The North Koreans responded with attacks on China in their state media. Last year, the North Korean state media again directly lambasted China.
The fiercest salvo came in February when the official Korea Central News Agency said that “this country”, meaning China, “styling itself as a big power is dancing to the tune of the US while defending its mean behavior with such excuses that it was meant not to have a negative impact on the living of the people in the DPRK (North Korea) but to check its nuclear program.”
It is therefore perhaps not surprising that Kim Jong-un had never visited China until his armored train pulled into Beijing’s central station on March 27. The rest is history: it is now abundantly clear that China is exerting maximum pressure on North Korea to come in from the cold and become a responsible member of the international community.

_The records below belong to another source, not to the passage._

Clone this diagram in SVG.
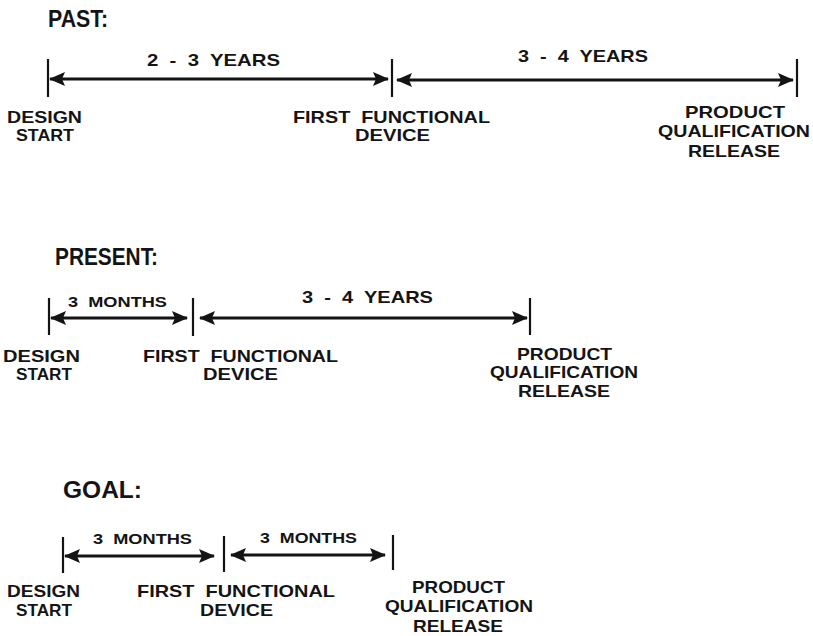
<svg xmlns="http://www.w3.org/2000/svg" width="813" height="636" viewBox="0 0 813 636" xml:space="preserve">
  <style>
    text { font-family: "Liberation Sans", Arial, Helvetica, sans-serif; font-weight: bold; fill: #141414; white-space: pre; }
    .head { font-size: 23px; }
    .lbl { font-size: 16.5px; }
    .dur { font-size: 17px; }
    .dur.sm { font-size: 15.5px; }
    .tick { stroke: #141414; stroke-width: 2.2; fill: none; }
    .span { stroke: #141414; stroke-width: 2.8; fill: none; marker-start: url(#arrowhead); marker-end: url(#arrowhead); }
  </style>
  <defs>
    <marker id="arrowhead" markerUnits="userSpaceOnUse" viewBox="0 0 16 14" markerWidth="16" markerHeight="14" refX="15" refY="7" orient="auto-start-reverse">
      <path d="M0,0 L16,7 L0,14 L3,7 z" fill="#141414"/>
    </marker>
  </defs>
  <rect width="813" height="636" fill="#fff"/>

  <!-- section headings -->
  <g id="headings">
    <text class="head" x="48" y="27" textLength="60" lengthAdjust="spacingAndGlyphs">PAST:</text>
    <text class="head" x="55" y="265" textLength="103" lengthAdjust="spacingAndGlyphs">PRESENT:</text>
    <text class="head" x="63" y="498" textLength="79" lengthAdjust="spacingAndGlyphs">GOAL:</text>
  </g>

  <!-- PAST timeline milestones -->
  <g id="past-design-start">
    <line class="tick" x1="48" y1="59" x2="48" y2="97"/>
    <text class="lbl" x="7" y="123" textLength="75" lengthAdjust="spacingAndGlyphs">DESIGN</text>
    <text class="lbl" x="16" y="141" textLength="58" lengthAdjust="spacingAndGlyphs">START</text>
  </g>
  <g id="past-first-device">
    <line class="tick" x1="392" y1="59" x2="392" y2="97"/>
    <text class="lbl" x="293" y="123" textLength="197" lengthAdjust="spacingAndGlyphs">FIRST  FUNCTIONAL</text>
    <text class="lbl" x="355" y="141" textLength="75" lengthAdjust="spacingAndGlyphs">DEVICE</text>
  </g>
  <g id="past-qualification">
    <line class="tick" x1="797" y1="59" x2="797" y2="97"/>
    <text class="lbl" x="685" y="118" textLength="100" lengthAdjust="spacingAndGlyphs">PRODUCT</text>
    <text class="lbl" x="658" y="137" textLength="152" lengthAdjust="spacingAndGlyphs">QUALIFICATION</text>
    <text class="lbl" x="688" y="157" textLength="92" lengthAdjust="spacingAndGlyphs">RELEASE</text>
  </g>

  <!-- PRESENT timeline milestones -->
  <g id="present-design-start">
    <line class="tick" x1="49" y1="298" x2="49" y2="335"/>
    <text class="lbl" x="3" y="362" textLength="77" lengthAdjust="spacingAndGlyphs">DESIGN</text>
    <text class="lbl" x="16" y="380" textLength="56" lengthAdjust="spacingAndGlyphs">START</text>
  </g>
  <g id="present-first-device">
    <line class="tick" x1="193" y1="298" x2="193" y2="336"/>
    <text class="lbl" x="143" y="362" textLength="195" lengthAdjust="spacingAndGlyphs">FIRST  FUNCTIONAL</text>
    <text class="lbl" x="203" y="380" textLength="75" lengthAdjust="spacingAndGlyphs">DEVICE</text>
  </g>
  <g id="present-qualification">
    <line class="tick" x1="530" y1="298" x2="530" y2="335"/>
    <text class="lbl" x="517" y="360" textLength="95" lengthAdjust="spacingAndGlyphs">PRODUCT</text>
    <text class="lbl" x="490" y="378" textLength="148" lengthAdjust="spacingAndGlyphs">QUALIFICATION</text>
    <text class="lbl" x="518" y="397" textLength="92" lengthAdjust="spacingAndGlyphs">RELEASE</text>
  </g>

  <!-- GOAL timeline milestones -->
  <g id="goal-design-start">
    <line class="tick" x1="63" y1="537" x2="63" y2="573"/>
    <text class="lbl" x="7" y="597" textLength="73" lengthAdjust="spacingAndGlyphs">DESIGN</text>
    <text class="lbl" x="16" y="616" textLength="56" lengthAdjust="spacingAndGlyphs">START</text>
  </g>
  <g id="goal-first-device">
    <line class="tick" x1="224" y1="536" x2="224" y2="572"/>
    <text class="lbl" x="137" y="597" textLength="198" lengthAdjust="spacingAndGlyphs">FIRST  FUNCTIONAL</text>
    <text class="lbl" x="200" y="616" textLength="73" lengthAdjust="spacingAndGlyphs">DEVICE</text>
  </g>
  <g id="goal-qualification">
    <line class="tick" x1="393" y1="535" x2="393" y2="570"/>
    <text class="lbl" x="412" y="593" textLength="93" lengthAdjust="spacingAndGlyphs">PRODUCT</text>
    <text class="lbl" x="385" y="612" textLength="148" lengthAdjust="spacingAndGlyphs">QUALIFICATION</text>
    <text class="lbl" x="413" y="632" textLength="90" lengthAdjust="spacingAndGlyphs">RELEASE</text>
  </g>

  <!-- duration spans between milestones -->
  <g id="connectors">
    <line class="span" x1="50" y1="79" x2="388" y2="79"/>
    <text class="dur" x="147" y="66" textLength="133" lengthAdjust="spacingAndGlyphs">2  -  3  YEARS</text>
    <line class="span" x1="397" y1="80" x2="793" y2="80"/>
    <text class="dur" x="518" y="62" textLength="130" lengthAdjust="spacingAndGlyphs">3  -  4  YEARS</text>

    <line class="span" x1="51" y1="318" x2="187" y2="318"/>
    <text class="dur sm" x="68" y="307" textLength="99" lengthAdjust="spacingAndGlyphs">3  MONTHS</text>
    <line class="span" x1="200" y1="318" x2="527" y2="318"/>
    <text class="dur" x="302" y="303" textLength="131" lengthAdjust="spacingAndGlyphs">3  -  4  YEARS</text>

    <line class="span" x1="65" y1="556" x2="214" y2="556"/>
    <text class="dur sm" x="93" y="544" textLength="99" lengthAdjust="spacingAndGlyphs">3  MONTHS</text>
    <line class="span" x1="231" y1="555" x2="385" y2="555"/>
    <text class="dur sm" x="260" y="543" textLength="97" lengthAdjust="spacingAndGlyphs">3  MONTHS</text>
  </g>
</svg>
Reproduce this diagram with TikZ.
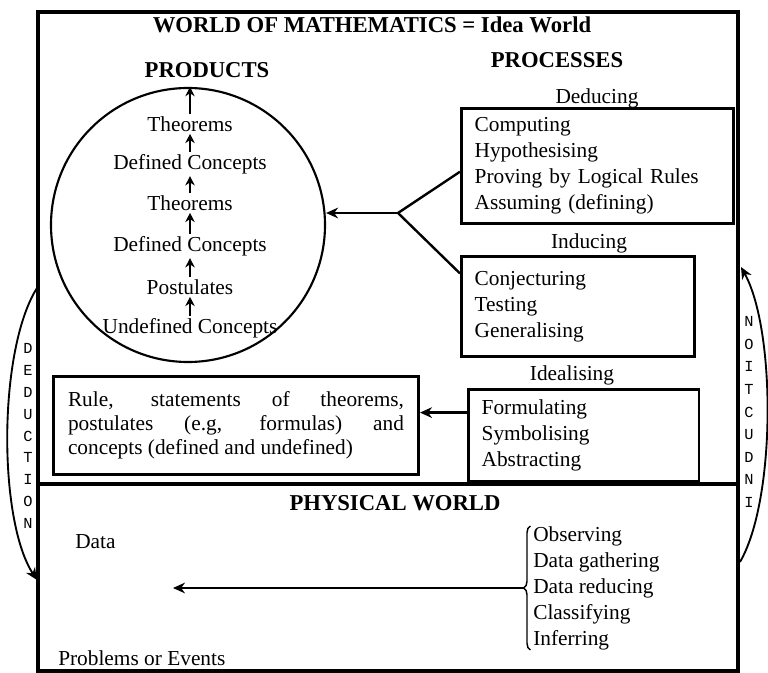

China clearly thinks that is only possible if it reforms its economy and opens itself to more trade and investment. North Korea’s trade with China, excluding illicit trade of weapons and other underground commerce, accounts for 90% of its total.
In that wishful direction, a wide, modern road now leads down from the Chinese town of Dandong opposite Sinuiju in North Korea. The Chinese have also almost completed construction of a modern dual-carriageway bridge on the Yalu border river to replace the old “friendship bridge” built decades ago.
This is China’s forward-looking, if not hopeful, investment for the time when North Korea makes peace with the outside world and international sanctions are lifted. For now, though, there is nothing more than a barren, open field on the other side of China’s infrastructure-building.
Only time will tell if cross-border links are established, but given decades of stubborn resistance to any kind of outside interference — including China’s — Kim’s regime will not easily dismantle the juche-based economy from which he, his father, and grandfather all derived their revolutionary legitimacy.